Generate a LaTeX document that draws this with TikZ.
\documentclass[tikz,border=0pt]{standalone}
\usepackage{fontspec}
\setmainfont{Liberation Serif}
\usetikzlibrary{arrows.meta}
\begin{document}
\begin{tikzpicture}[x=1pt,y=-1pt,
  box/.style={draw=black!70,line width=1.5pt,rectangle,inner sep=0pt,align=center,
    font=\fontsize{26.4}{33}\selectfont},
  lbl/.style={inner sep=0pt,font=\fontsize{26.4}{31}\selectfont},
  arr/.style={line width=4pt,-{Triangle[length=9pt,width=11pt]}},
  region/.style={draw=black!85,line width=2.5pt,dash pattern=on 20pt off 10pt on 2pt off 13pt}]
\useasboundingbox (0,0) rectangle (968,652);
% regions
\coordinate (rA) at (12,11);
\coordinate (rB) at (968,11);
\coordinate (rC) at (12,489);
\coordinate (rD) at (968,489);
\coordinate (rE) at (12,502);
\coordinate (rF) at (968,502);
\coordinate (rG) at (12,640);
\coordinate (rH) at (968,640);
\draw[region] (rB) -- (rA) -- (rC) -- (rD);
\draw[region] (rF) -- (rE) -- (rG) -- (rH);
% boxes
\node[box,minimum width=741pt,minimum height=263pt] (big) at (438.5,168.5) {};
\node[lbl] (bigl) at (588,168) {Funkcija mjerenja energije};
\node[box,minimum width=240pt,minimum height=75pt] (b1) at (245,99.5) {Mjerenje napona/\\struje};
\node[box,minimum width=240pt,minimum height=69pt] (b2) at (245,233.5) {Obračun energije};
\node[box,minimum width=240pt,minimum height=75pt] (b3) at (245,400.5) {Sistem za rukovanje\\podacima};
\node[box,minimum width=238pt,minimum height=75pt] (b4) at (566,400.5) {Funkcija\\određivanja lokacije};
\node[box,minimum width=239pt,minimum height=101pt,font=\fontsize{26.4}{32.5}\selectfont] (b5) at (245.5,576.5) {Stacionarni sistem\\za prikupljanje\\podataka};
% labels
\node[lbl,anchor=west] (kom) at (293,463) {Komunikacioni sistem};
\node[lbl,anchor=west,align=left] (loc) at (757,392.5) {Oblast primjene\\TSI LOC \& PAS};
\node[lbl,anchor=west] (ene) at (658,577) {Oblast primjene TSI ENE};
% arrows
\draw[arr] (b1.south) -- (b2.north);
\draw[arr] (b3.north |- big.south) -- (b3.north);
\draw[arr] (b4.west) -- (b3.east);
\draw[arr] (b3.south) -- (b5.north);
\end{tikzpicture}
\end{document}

──────────────────────────────

**Prompt:** Give the data again, exactly as it stands.

**Solution to this problem:**
Generate a LaTeX document that draws this with TikZ.
\documentclass[tikz,border=0pt]{standalone}
\usepackage{fontspec}
\setmainfont{Liberation Serif}
\usetikzlibrary{arrows.meta}
\begin{document}
\begin{tikzpicture}[x=1pt,y=-1pt,
  box/.style={draw=black!70,line width=1.5pt,rectangle,inner sep=0pt,align=center,
    font=\fontsize{26.4}{33}\selectfont},
  lbl/.style={inner sep=0pt,font=\fontsize{26.4}{31}\selectfont},
  arr/.style={line width=4pt,-{Triangle[length=9pt,width=11pt]}},
  region/.style={draw=black!85,line width=2.5pt,dash pattern=on 20pt off 10pt on 2pt off 13pt}]
\useasboundingbox (0,0) rectangle (968,652);
% regions
\coordinate (rA) at (12,11);
\coordinate (rB) at (968,11);
\coordinate (rC) at (12,489);
\coordinate (rD) at (968,489);
\coordinate (rE) at (12,502);
\coordinate (rF) at (968,502);
\coordinate (rG) at (12,640);
\coordinate (rH) at (968,640);
\draw[region] (rB) -- (rA) -- (rC) -- (rD);
\draw[region] (rF) -- (rE) -- (rG) -- (rH);
% boxes
\node[box,minimum width=741pt,minimum height=263pt] (big) at (438.5,168.5) {};
\node[lbl] (bigl) at (588,168) {Funkcija mjerenja energije};
\node[box,minimum width=240pt,minimum height=75pt] (b1) at (245,99.5) {Mjerenje napona/\\struje};
\node[box,minimum width=240pt,minimum height=69pt] (b2) at (245,233.5) {Obračun energije};
\node[box,minimum width=240pt,minimum height=75pt] (b3) at (245,400.5) {Sistem za rukovanje\\podacima};
\node[box,minimum width=238pt,minimum height=75pt] (b4) at (566,400.5) {Funkcija\\određivanja lokacije};
\node[box,minimum width=239pt,minimum height=101pt,font=\fontsize{26.4}{32.5}\selectfont] (b5) at (245.5,576.5) {Stacionarni sistem\\za prikupljanje\\podataka};
% labels
\node[lbl,anchor=west] (kom) at (293,463) {Komunikacioni sistem};
\node[lbl,anchor=west,align=left] (loc) at (757,392.5) {Oblast primjene\\TSI LOC \& PAS};
\node[lbl,anchor=west] (ene) at (658,577) {Oblast primjene TSI ENE};
% arrows
\draw[arr] (b1.south) -- (b2.north);
\draw[arr] (b3.north |- big.south) -- (b3.north);
\draw[arr] (b4.west) -- (b3.east);
\draw[arr] (b3.south) -- (b5.north);
\end{tikzpicture}
\end{document}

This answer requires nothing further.